文科省・伊藤審議官「そこについては、繰り返しになりますけれども新しく使えるデータがあるかどうかも含めて専門家の方で見ていただいてるところです」〉(「脱ってみる」http://www.magazine9.jp/oshidori/111207/index.php)
私もこれに続いた。DOEのデータを元に別途、政府関係者に当たったのだ。結果は同じだった。文部科学省を除いて彼らは本当に知らないようだった。だが、問題は別のところにある。
いつものことだが朝日新聞を含む記者クラブの記者たちがこのやり取りを聞いていながら、少しも報じようとしなかったのだ。
彼らが報じるのを待っていたら、半年から一年はかかるだろう。その間、福島の住民には事実が知らされないことになる。
そこで、私はいつものようにテレビやラジオ、あるいは講演などで、その情報を広める役割を買って出て、大いに広報することにしたのだ。
「DOEのサイトを見てください。
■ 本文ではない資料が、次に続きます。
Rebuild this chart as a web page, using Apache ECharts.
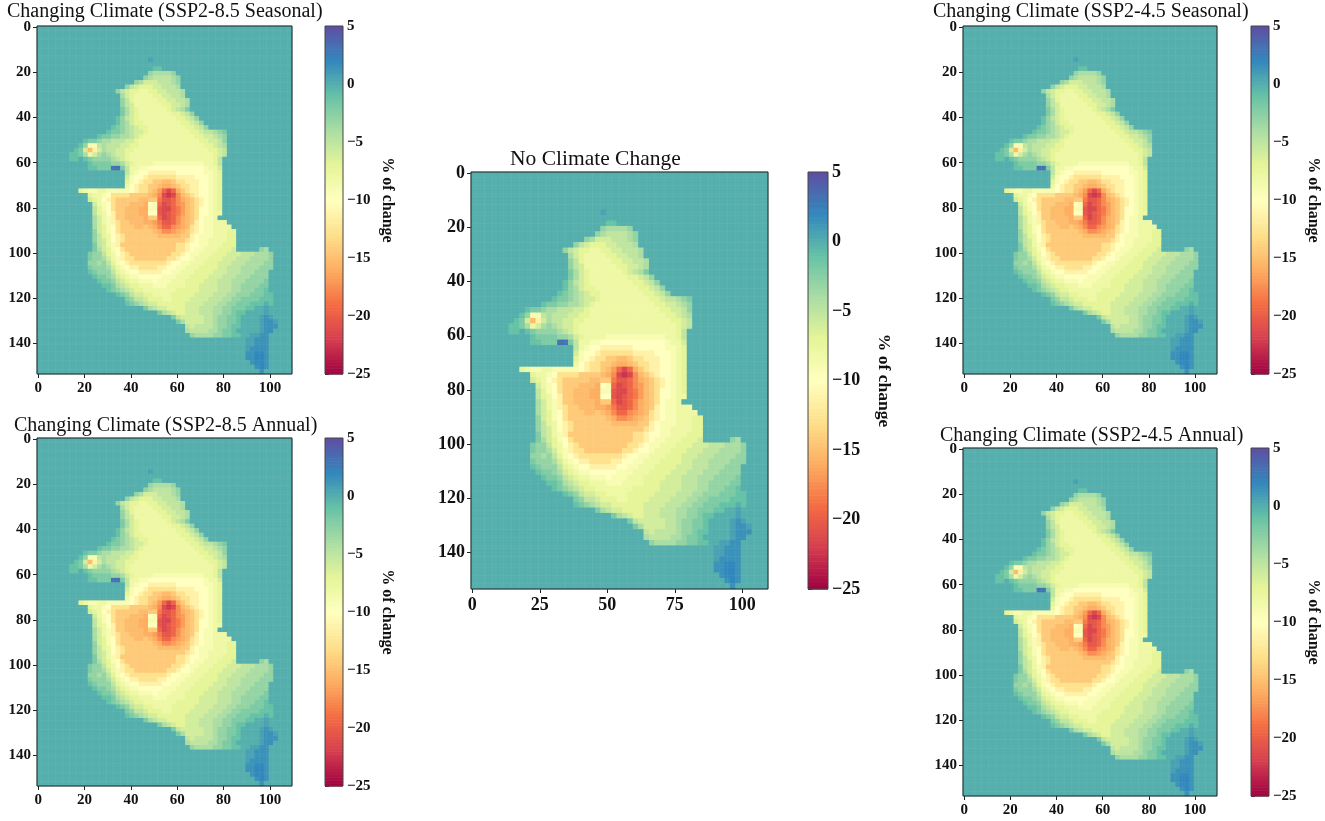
<!DOCTYPE html>
<html><head><meta charset="utf-8">
<style>html,body{margin:0;padding:0;background:#fff}#c{width:1325px;height:821px}</style>
<script src="https://cdn.jsdelivr.net/npm/echarts@6/dist/echarts.min.js"></script>
</head><body><div id="c"></div>
<script>
// Percent-of-change field, on a 2-unit grid.
// Each entry: row (y/2), first column (x/2), one character per cell.
const levelValues = {'0':0,'1':-1,'2':-2,'3':-3,'4':-4,'5':-5,'6':-6,'7':-7,'8':-8,'9':-9,
  A:-10,B:-11.3,C:-12.8,D:-14.3,E:-15.2,F:-16,G:-16.8,H:-17.6,I:-18.5,J:-19.5,K:-20.5,L:-21.5,M:-22.5,
  p:0.7,q:1.5,r:2,s:3.2};
const landRows = [
 [7,24,"p"],[9,25,"11"],
 [10,24,"344443"],[11,23,"34555543"],[12,21,"3466655543"],[13,19,"356777665554"],
 [14,17,"356778877665554"],[15,18,"46788887766554"],[16,18,"357888887766554"],
 [17,18,"356888888776654"],[18,18,"246788888876542"],[19,18,"2467888888877653"],
 [20,17,"135678888888877653"],[21,17,"1346778888888877653"],[22,16,"123456778888888877653"],
 [23,15,"12234566788888888877655432"],[24,13,"1223344567888888888887766543"],
 [25,10,"1223445556678888888888888776653"],[26,9,"13995455566778888888888888877654"],
 [27,8,"126EB6455667788888888888888887765"],[28,7,"1124864345667888888888888888888765"],
 [29,7,"110123333456788888888888888888875"],[30,11,"12222334678888999999999998875"],
 [31,11,"11222ss258899AAAAAAAAAAAA9886"],
 [32,19,"589AABBBBBBAAAAAA9987"],[33,19,"69AABCCCCCCBBBBAAA987"],[34,19,"79ABCCDDEEDCCBBBAA987"],
 [35,19,"8ABCCDDEFFEDCCBBAA987"],[36,9,"78998899999ABCCDEGJLJFDCBBAA987"],
 [37,11,"7889ACCCCDDDDEFHLMLHEDCBAA987"],[38,11,"678ABCDDDDDEEDDIKKJHFEDCBA987"],
 [39,12,"689ACDDDEEEFA9JLKJHGEDCBA987"],[40,12,"579ACDDEEEFF99KLLJIGEDCAA987"],
 [41,12,"578ABDDEEEFFAAKLKJIGEDCAA988"],[42,12,"4689BDDEEEEFDDJLKJHFEDCA998"],
 [43,12,"4689BCDDEEEFFGIKKJHFEDBA99888"],[44,12,"4679ACDDDEEDEFHJJHGFECBA998888"],
 [45,12,"3679ACDDDDDDDEFHHGFEDCBA9988877"],[46,12,"3578ABCDDDDDDDEEEEEDDBA99988877"],
 [47,12,"3568ABCDDDDDDDDDDDDDCBA99888877"],[48,12,"25689BDDDDDDDDDDDDCCBAA99888777"],
 [49,12,"24679ACDDDDDDDDDDDCCBA998887776"],[49,48,"34"],
 [50,11,"233578ABCDDDDDDDDDCCBA998887776665554443"],
 [51,11,"2334689BCCDDDDDDDCCBAA988877766655544443"],
 [52,11,"3343579ABCCCCCCCCBAA99888777666555444433"],
 [53,11,"23334689ABBCCCCBBAA998887777665554444333"],
 [54,11,"123335789AABBBBBAA99888777766655544433 3".replace(' ','')],
 [55,12,"1223467899AAAAA99988877776665554443333"],
 [56,13,"122356788999A999888777766655544433332"],
 [57,14,"112456778889998888777666655544333322"],
 [58,15,"12345677888888877777666655544333221"],
 [59,17,"1235667788887777766665554433322211"],
 [60,19,"23556777887777666655544332222111"],
 [61,19,"12345667777776666555443322211101"],
 [62,23,"24566777766655544332221100p0"],
 [63,26,"24567766655544332110000p0"],
 [64,29,"2566666554332210000pqp"],
 [65,30,"246666554332210000pqqp"],
 [66,32,"5655554332110000pqqq"],
 [67,32,"4555544322100000pqq"],
 [68,33,"3444433221100ppqq"],
 [69,45,"ppqqq"],[70,45,"ppqqq"],[71,45,"pqqqq"],[72,45,"qqrrq"],[73,45,"qqrrq"],
 [74,46,"qrrq"],[75,47,"qrq"],[76,48,"q"]
];
const panelNames = [
 "Changing Climate (SSP2-8.5 Seasonal)",
 "Changing Climate (SSP2-8.5 Annual)",
 "No Climate Change",
 "Changing Climate (SSP2-4.5 Seasonal)",
 "Changing Climate (SSP2-4.5 Annual)"
];
const barTicks = [-25,-20,-15,-10,-5,0,5];
const spectral = ['#9e0142','#d53e4f','#f46d43','#fdae61','#fee08b','#ffffbf','#e6f598','#abdda4','#66c2a5','#3288bd','#5e4fa2'];

const layouts = [
 {l:37, t:26, w:255,h:348,bl:325,bw:18,xStep:20,fs:15,nfs:16,gap:36,tl:7,  tt:2,  tfs:20},
 {l:37, t:438,w:255,h:348,bl:325,bw:18,xStep:20,fs:15,nfs:16,gap:36,tl:14, tt:416,tfs:20},
 {l:471,t:172,w:297,h:417,bl:808,bw:20,xStep:25,fs:18,nfs:17.5,gap:47,tl:510,tt:148,tfs:21.5},
 {l:963,t:26, w:254,h:348,bl:1251,bw:18,xStep:20,fs:15,nfs:16,gap:36,tl:933,tt:2,  tfs:20},
 {l:963,t:448,w:254,h:348,bl:1251,bw:18,xStep:20,fs:15,nfs:16,gap:36,tl:940,tt:426,tfs:20}
];

const NX=110, NY=154;
const xCats=[...Array(NX).keys()].map(String), yCats=[...Array(NY).keys()].map(String);
const cols=55, rows=77;
const field=[]; for(let r=0;r<rows;r++) field.push(new Array(cols).fill(0));
landRows.forEach(([r,c0,s])=>{ for(let i=0;i<s.length&&c0+i<cols;i++){ const v=levelValues[s[i]]; if(v!==undefined) field[r][c0+i]=v; } });
const cells=[];
for(let r=0;r<rows;r++)for(let c=0;c<cols;c++)for(let a=0;a<2;a++)for(let b=0;b<2;b++){
  const x=2*c+a,y=2*r+b; if(x<NX&&y<NY) cells.push([x,y,field[r][c]]);
}
const levelStep=0.25, barLevels=[];
for(let v=barTicks[0];v<barTicks[barTicks.length-1];v+=levelStep) barLevels.push([0,v,v+levelStep/2]);

const font='"Liberation Serif","Times New Roman",serif';
const grid=[],xAxis=[],yAxis=[],series=[],title=[];
layouts.forEach((p,i)=>{
  title.push({text:panelNames[i],left:p.tl,top:p.tt,padding:0,textStyle:{fontFamily:font,fontWeight:'normal',fontSize:p.tfs,color:'#111'}});
  const gi=i*2, gb=i*2+1;
  grid.push({left:p.l,top:p.t,width:p.w,height:p.h,show:true,z:10,backgroundColor:'transparent',borderColor:'#222',borderWidth:1});
  grid.push({left:p.bl,top:p.t,width:p.bw,height:p.h,show:true,z:10,backgroundColor:'transparent',borderColor:'#444',borderWidth:1});
  const xi=(idx)=>idx%p.xStep===0, yi=(idx)=>idx%20===0;
  const lab={fontFamily:font,fontWeight:'bold',fontSize:p.fs,color:'#111'};
  xAxis.push({type:'category',gridIndex:gi,data:xCats,boundaryGap:true,
    axisLine:{show:false},splitLine:{show:false},
    axisTick:{show:true,alignWithLabel:true,interval:xi,length:4,lineStyle:{color:'#222'}},
    axisLabel:Object.assign({interval:xi,margin:7,hideOverlap:false},lab)});
  yAxis.push({type:'category',gridIndex:gi,data:yCats,inverse:true,boundaryGap:true,
    axisLine:{show:false},splitLine:{show:false},
    axisTick:{show:true,alignWithLabel:true,interval:yi,length:4,lineStyle:{color:'#222'}},
    axisLabel:Object.assign({interval:yi,margin:6,hideOverlap:false},lab)});
  xAxis.push({type:'value',gridIndex:gb,min:0,max:1,show:false});
  yAxis.push({type:'value',gridIndex:gb,position:'right',min:barTicks[0],max:barTicks[barTicks.length-1],interval:5,
    axisLine:{show:false},splitLine:{show:false},
    axisTick:{show:true,length:4,lineStyle:{color:'#222'}},
    axisLabel:Object.assign({margin:4,formatter:v=>String(v).replace('-','\u2212')},lab),
    name:'% of change',nameLocation:'middle',nameRotate:-90,nameGap:p.gap,
    nameTextStyle:{fontFamily:font,fontWeight:'bold',fontSize:p.nfs,color:'#111'}});
  series.push({type:'heatmap',xAxisIndex:gi,yAxisIndex:gi,data:cells,progressive:0,animation:false,
    emphasis:{disabled:true},silent:true,itemStyle:{borderWidth:0}});
  series.push({type:'custom',xAxisIndex:gb,yAxisIndex:gb,data:barLevels,progressive:0,animation:false,silent:true,
    encode:{x:0,y:1},
    renderItem:(params,api)=>{
      const a=api.coord([0,api.value(1)]), b=api.coord([1,api.value(1)+levelStep]);
      return {type:'rect',shape:{x:a[0],y:b[1],width:b[0]-a[0],height:a[1]-b[1]+0.6},style:{fill:api.visual('color')}};
    }});
});
const chart=echarts.init(document.getElementById('c'),null,{renderer:'canvas'});
chart.setOption({animation:false,backgroundColor:'#fff',title,grid,xAxis,yAxis,series,
  visualMap:{show:false,type:'continuous',min:-25,max:5,dimension:2,seriesIndex:series.map((s,i)=>i),inRange:{color:spectral}}});
</script></body></html>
事故直後、米軍は飛行機を飛ばし72時間以上の航空サンプリングを行い、1000箇所近くのモニタリングポストの数値で詳細な分析を行っています。それは人道的見地から公開されています。仮に、国賠になった場合は重要な情報となるはずです。政府や東電、マスコミには騙されないようにしてください。日本政府よりも米軍情報の方が相対的に信頼できます」
朝日新聞の記事の出た月曜日、きっと憤慨していることだろう、慰めてあげようと思い、札幌からおしどりの二人に電話を掛けた。
「えー、今頃ですか? 昨年、朝日の○○さんも、○○さんも、○○さんも会見にいましたよ」
あの3月11日以来、私が記者クラブメディアも「加害者」であり、それまで存在していてもいいと認めていたこのシステムを、つぶさなくてはと方針を転換させた理由もお分かりだろう。
この腐敗したシステムがある限り、日本の言論空間の未来はない。
火曜日、本件とは別だが、脳科学者の茂木健一郎さんもツイッターでこうつぶやいている。
〈にめ(4)記者クラブや、「政局部」の弊害については言い尽くされた感がある。しかし、そこには生身の記者がいるはずだ。ところが、政治記事の「定型性」の中に閉じ込められて、記者たちの生の感性が伝わってこない。まるで人工知能、あるいはゾンビのような記事になってしまっているのだ〉(@茂木ツイッター)。
日本の記者たちはいつまでシステムの奴隷でいるつもりなのか。
私が拙著「ジャーナリスト崩壊」で「記者クラブの開放はクラブ記者の解放につながる」と論じてからすでに五年になろうとしている。
朝日新聞はじめ日本の大手メディア記者たちが、自らのその鎖を断ち切ることはもうありえないだろう。